The bill would exempt charter cities with full-time city councils, so the $178,000-per-year members of the Los Angeles City Council, for example, would be excluded.

"Regardless of where people live, our local cities have a responsibility to be transparent about their contracts and expenditures," De La Torre said. "Local taxpayers have a right to know about it before they are forced to pay for it."

The Bell exposes have inspired action by other state elected officials, too. Controller John Chiang said he will use his office's powers to require local governments to disclose salaries. Treasurer Bill Lockyer said he will implement a system that would use the California Public Employees' Retirement System to detect unusual pay arrangements. Attorney General Jerry Brown, who is running for governor, announced an investigation.
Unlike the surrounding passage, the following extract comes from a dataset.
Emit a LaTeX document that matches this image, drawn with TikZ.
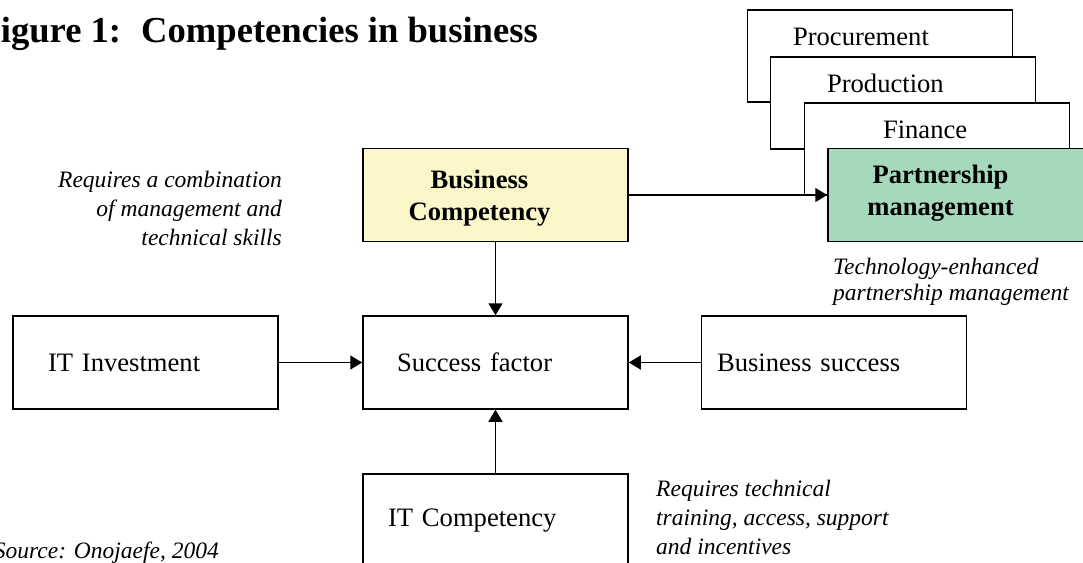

De La Torre's bill is a "gut and amend" measure, in which lawmakers take an unrelated bill and change its content completely, leaving nothing but the bill number.

It's a common maneuver as the Legislature's Aug. 31 deadline for bill passage approaches. In other end-of-session maneuvering, a controversial bill that would restrict municipalities' abilities to file for bankruptcy was removed Thursday from the "inactive" file and placed on the calendar for a possible Senate vote.

Local government lobbyists oppose AB 155, which would require a government to apply to the California Debt and Investment Advisory Commission before filing for Chapter 9 bankruptcy.

"Simply put, AB 155 is a recipe for fiscal disaster for the state and local governments," California State Association of Counties lobbyist Jean Hurst wrote on the organization's blog Thursday.

The bill is backed by public employee labor groups alarmed at the city of Vallejo's use of the bankruptcy process to modify union contracts.